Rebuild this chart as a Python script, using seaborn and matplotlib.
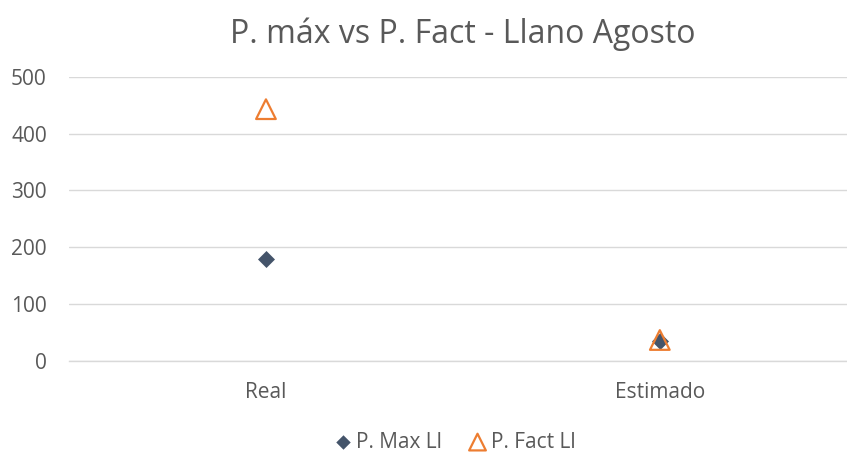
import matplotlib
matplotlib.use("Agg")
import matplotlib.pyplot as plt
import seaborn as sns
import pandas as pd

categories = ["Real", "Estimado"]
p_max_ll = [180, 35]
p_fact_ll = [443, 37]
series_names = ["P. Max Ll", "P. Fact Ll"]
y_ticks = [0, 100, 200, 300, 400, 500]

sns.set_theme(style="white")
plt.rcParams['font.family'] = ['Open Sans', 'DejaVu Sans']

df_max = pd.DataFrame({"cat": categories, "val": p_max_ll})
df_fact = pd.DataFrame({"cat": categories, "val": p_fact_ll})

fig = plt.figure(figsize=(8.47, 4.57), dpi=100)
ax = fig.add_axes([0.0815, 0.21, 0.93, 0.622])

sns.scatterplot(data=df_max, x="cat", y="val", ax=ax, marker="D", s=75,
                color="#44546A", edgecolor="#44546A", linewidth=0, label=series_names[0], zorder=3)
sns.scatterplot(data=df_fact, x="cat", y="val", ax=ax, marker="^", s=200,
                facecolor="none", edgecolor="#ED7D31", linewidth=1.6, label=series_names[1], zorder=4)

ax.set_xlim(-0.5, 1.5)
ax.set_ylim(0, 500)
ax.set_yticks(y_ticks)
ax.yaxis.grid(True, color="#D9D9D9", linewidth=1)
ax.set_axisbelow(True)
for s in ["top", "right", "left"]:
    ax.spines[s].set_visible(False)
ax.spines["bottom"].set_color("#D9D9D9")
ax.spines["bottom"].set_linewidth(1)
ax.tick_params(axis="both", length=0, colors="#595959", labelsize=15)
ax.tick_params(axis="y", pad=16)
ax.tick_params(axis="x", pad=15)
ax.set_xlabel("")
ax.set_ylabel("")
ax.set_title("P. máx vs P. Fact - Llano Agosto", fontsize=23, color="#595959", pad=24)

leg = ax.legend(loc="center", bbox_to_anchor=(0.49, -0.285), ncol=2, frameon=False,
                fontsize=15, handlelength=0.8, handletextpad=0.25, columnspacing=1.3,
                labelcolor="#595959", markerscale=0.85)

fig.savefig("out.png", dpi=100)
============
PROMPT:
Write out each line of the data exactly; the images should be left out.

SOLUTION FOR THIS TASK:
Rebuild this chart as a Python script, using seaborn and matplotlib.
import matplotlib
matplotlib.use("Agg")
import matplotlib.pyplot as plt
import seaborn as sns
import pandas as pd

categories = ["Real", "Estimado"]
p_max_ll = [180, 35]
p_fact_ll = [443, 37]
series_names = ["P. Max Ll", "P. Fact Ll"]
y_ticks = [0, 100, 200, 300, 400, 500]

sns.set_theme(style="white")
plt.rcParams['font.family'] = ['Open Sans', 'DejaVu Sans']

df_max = pd.DataFrame({"cat": categories, "val": p_max_ll})
df_fact = pd.DataFrame({"cat": categories, "val": p_fact_ll})

fig = plt.figure(figsize=(8.47, 4.57), dpi=100)
ax = fig.add_axes([0.0815, 0.21, 0.93, 0.622])

sns.scatterplot(data=df_max, x="cat", y="val", ax=ax, marker="D", s=75,
                color="#44546A", edgecolor="#44546A", linewidth=0, label=series_names[0], zorder=3)
sns.scatterplot(data=df_fact, x="cat", y="val", ax=ax, marker="^", s=200,
                facecolor="none", edgecolor="#ED7D31", linewidth=1.6, label=series_names[1], zorder=4)

ax.set_xlim(-0.5, 1.5)
ax.set_ylim(0, 500)
ax.set_yticks(y_ticks)
ax.yaxis.grid(True, color="#D9D9D9", linewidth=1)
ax.set_axisbelow(True)
for s in ["top", "right", "left"]:
    ax.spines[s].set_visible(False)
ax.spines["bottom"].set_color("#D9D9D9")
ax.spines["bottom"].set_linewidth(1)
ax.tick_params(axis="both", length=0, colors="#595959", labelsize=15)
ax.tick_params(axis="y", pad=16)
ax.tick_params(axis="x", pad=15)
ax.set_xlabel("")
ax.set_ylabel("")
ax.set_title("P. máx vs P. Fact - Llano Agosto", fontsize=23, color="#595959", pad=24)

leg = ax.legend(loc="center", bbox_to_anchor=(0.49, -0.285), ncol=2, frameon=False,
                fontsize=15, handlelength=0.8, handletextpad=0.25, columnspacing=1.3,
                labelcolor="#595959", markerscale=0.85)

fig.savefig("out.png", dpi=100)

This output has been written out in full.